Tuning the effective fine structure constant in graphene: opposing effects of dielectric screening on short- and long-range potential scattering
C. Jang, S. Adam, J.-H. Chen, E. D. Williams, S. Das Sarma, M. S., Fuhrer

TL;DR
This study demonstrates how adding a water overlayer in graphene modulates dielectric screening, leading to opposing effects on short- and long-range impurity scattering, and aligns well with theoretical models.
Contribution
It provides experimental evidence of dielectric screening effects on impurity scattering in graphene, highlighting the contrasting impacts on different scattering mechanisms.
Findings
Long-range impurity scattering mobility increased by over 30%.
Short-range impurity conductivity decreased by nearly 40%.
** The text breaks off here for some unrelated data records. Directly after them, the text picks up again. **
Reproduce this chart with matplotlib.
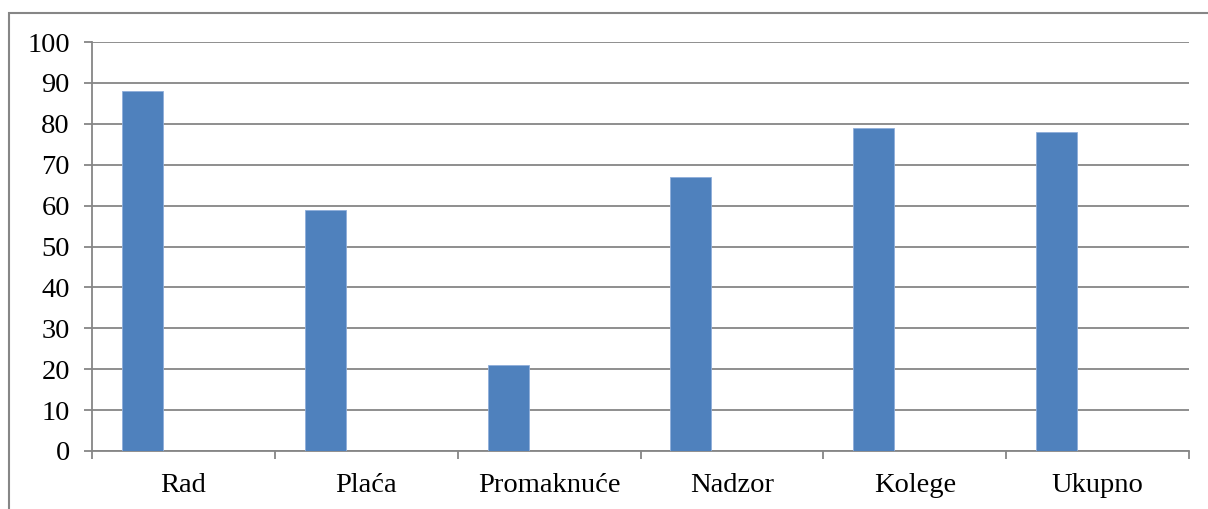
import matplotlib
matplotlib.use("Agg")
import matplotlib.pyplot as plt
from matplotlib.patches import Rectangle
import numpy as np

categories = ["Rad", "Plaća", "Promaknuće", "Nadzor", "Kolege", "Ukupno"]
values = [88, 59, 21, 67, 79, 78]
yticks = [0, 10, 20, 30, 40, 50, 60, 70, 80, 90, 100]

W, H = 1208, 509
fig = plt.figure(figsize=(W / 100, H / 100), dpi=100)
plt.rcParams['font.family'] = ['Liberation Serif', 'DejaVu Serif']

# outer chart border (only top/left visible)
fig.patches.append(Rectangle((9 / W, -0.1), 1.2, 1 - 13 / H + 0.1,
                             transform=fig.transFigure, fill=False,
                             edgecolor='#868686', linewidth=1.5))

ax = fig.add_axes([92 / W, 1 - 451 / H, (1189 - 92) / W, (451 - 42) / H])
grey = '#868686'

x = np.arange(len(categories))
bw = 0.224
ax.bar(x + 0.164 + bw / 2, values, width=bw, color='#4F81BD',
       edgecolor='#8FAEDA', linewidth=0.6, zorder=3)

ax.set_xlim(0, len(categories))
ax.set_ylim(0, 100)
ax.set_yticks(yticks)
ax.set_yticklabels([str(t) for t in yticks], fontsize=20.5)
ax.yaxis.grid(True, color=grey, linewidth=1.3, zorder=0)
ax.set_axisbelow(True)

ax.set_xticks(np.arange(len(categories) + 1))
ax.set_xticklabels([])
ax.set_xticks(x + 0.5, minor=True)
ax.set_xticklabels(categories, minor=True, fontsize=20.5)
ax.tick_params(axis='x', which='minor', length=0, pad=16)
ax.tick_params(axis='x', which='major', length=6, width=1.3, color=grey,
               direction='out')
ax.tick_params(axis='y', length=6, width=1.3, color=grey, pad=10)

for s in ['top', 'right']:
    ax.spines[s].set_visible(False)
for s in ['left', 'bottom']:
    ax.spines[s].set_color(grey)
    ax.spines[s].set_linewidth(1.3)

fig.savefig("out.png", dpi=100)
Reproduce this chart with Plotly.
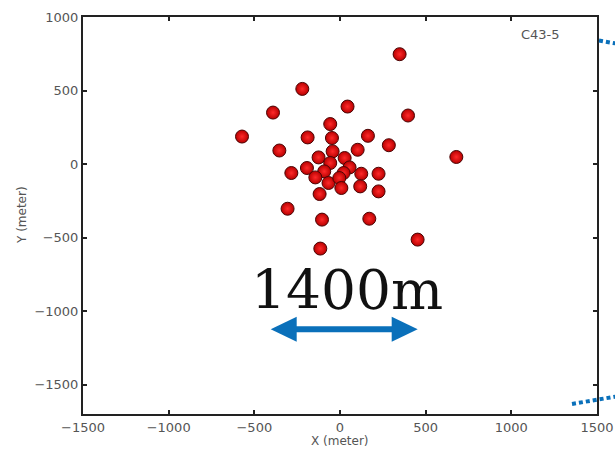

Minimum conductivity remained nearly unchanged.
Abstract
We reduce the dimensionless interaction strength in graphene by adding a water overlayer in ultra-high vacuum, thereby increasing dielectric screening. The mobility limited by long-range impurity scattering is increased over 30 percent, due to the background dielectric constant enhancement leading to reduced interaction of electrons with charged impurities. However, the carrier-density-independent conductivity due to short range impurities is decreased by almost 40 percent, due to reduced screening of the impurity potential by conduction electrons. The minimum conductivity is nearly unchanged, due to canceling contributions from the electron/hole puddle density and long-range impurity mobility. Experimental data are compared with theoretical predictions with excellent agreement.